Entre o palco e a tela
Dois casais de classe média alta encontram-se pois os seus filhos andaram ao soco na escola. Casais esses camuflados com a etiqueta do costume, mas assim que o verniz estala é vê-los a perderem a sua arrogância e a tornarem-se conflituosos. O DEUS DA MATANÇA, peça que venceu um Tony em NYC, gira à volta disto. Yasmina Reza, a autora, diz no folheto que é distribuído à entrada, que não gostou de ver as pessoas a largarem gargalhadas, insiste que não era suposto terem essa reacção. A peça não é uma comédia, pelo contrário, é até um reflexo – se bem que por vezes exagerado – da nossa sociedade, mas a não ser que a encenação (algo convencional, diga-se) tivesse sido pensada para criar estes momentos cómicos, a verdade é que os próprios diálogos eram um rastilho. Os diálogos… os diálogos foram o ponto alto. Agora percebo porque é esta dramaturga idolatrada um pouco por todo o lado consegue, com pouco esforço, fazer com que estrelas de Hollywood subam ao palco das suas peças.

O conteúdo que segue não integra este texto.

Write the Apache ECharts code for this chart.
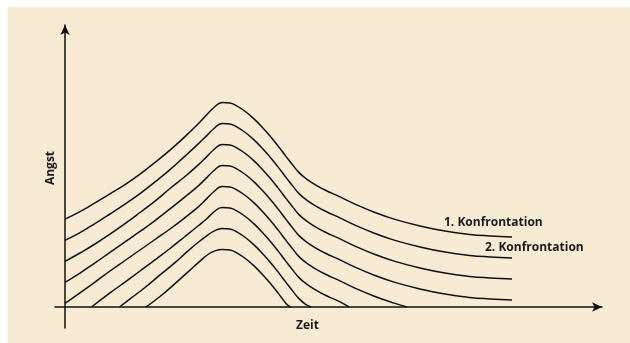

Já TERRA SEM PALAVRAS é uma peça mais experimental, é um monólogo onde durante 50 minutos a personagem questiona a sua criatividade após ter vindo dum local destruído pela guerra. Sente-se impotente artisticamente, sente que a sua arte não tem valor se não se conseguir articular e fundir com a paisagem que encontra/ encontrou. Num cenário simples (uma humilde sala de estar), esta é uma das peças à lá Estúdio Zero, um dos espaços mais intimistas e saudáveis para se ver teatro.
O amor é o amor, não interessa quem ou de onde somos. O estilista Tom Ford estreia-se brilhantemente no cinema para dizer isso mesmo em imagens. Podia ter sido uma relação heterossexual, mas o facto de ser homossexual também é irrelevante. Este é um dos mais belos filmes que vi nos últimos tempos, muito também por culpa de Colin Firth, a sua dor é tão natural e tão verdadeira que somos obrigados a sentir compaixão. Não termino sem dizer que esteticamente A SINGLE MAN tem um toque delicioso (desde o guarda roupa à casa da personagem) ou então tinha para mim que os sessentas não eram exóticos. Grande grande filme.
RUÍNAS é mais um documentário nacional de alta qualidade. O início é esquizofrénico, mas quando damos por ela ficaríamos no cinema horas e horas a assistir a um Portugal quase apocalíptico, um país cheio de… ruínas e a desaparecer. Muito interessante e imaginativo, não somos grande coisa no cinema mas nisto dos documentários não tem faltado talento. A quem assistir no cinema, surpreenda-se com Norberto Lobo na curta Canção de Amor rodada no antiguinho Brasília e Serralves. Após Rapace e agora esta “canção”, é esperar pela primeira longa metragem de João Nicolau com alguma ansiedade.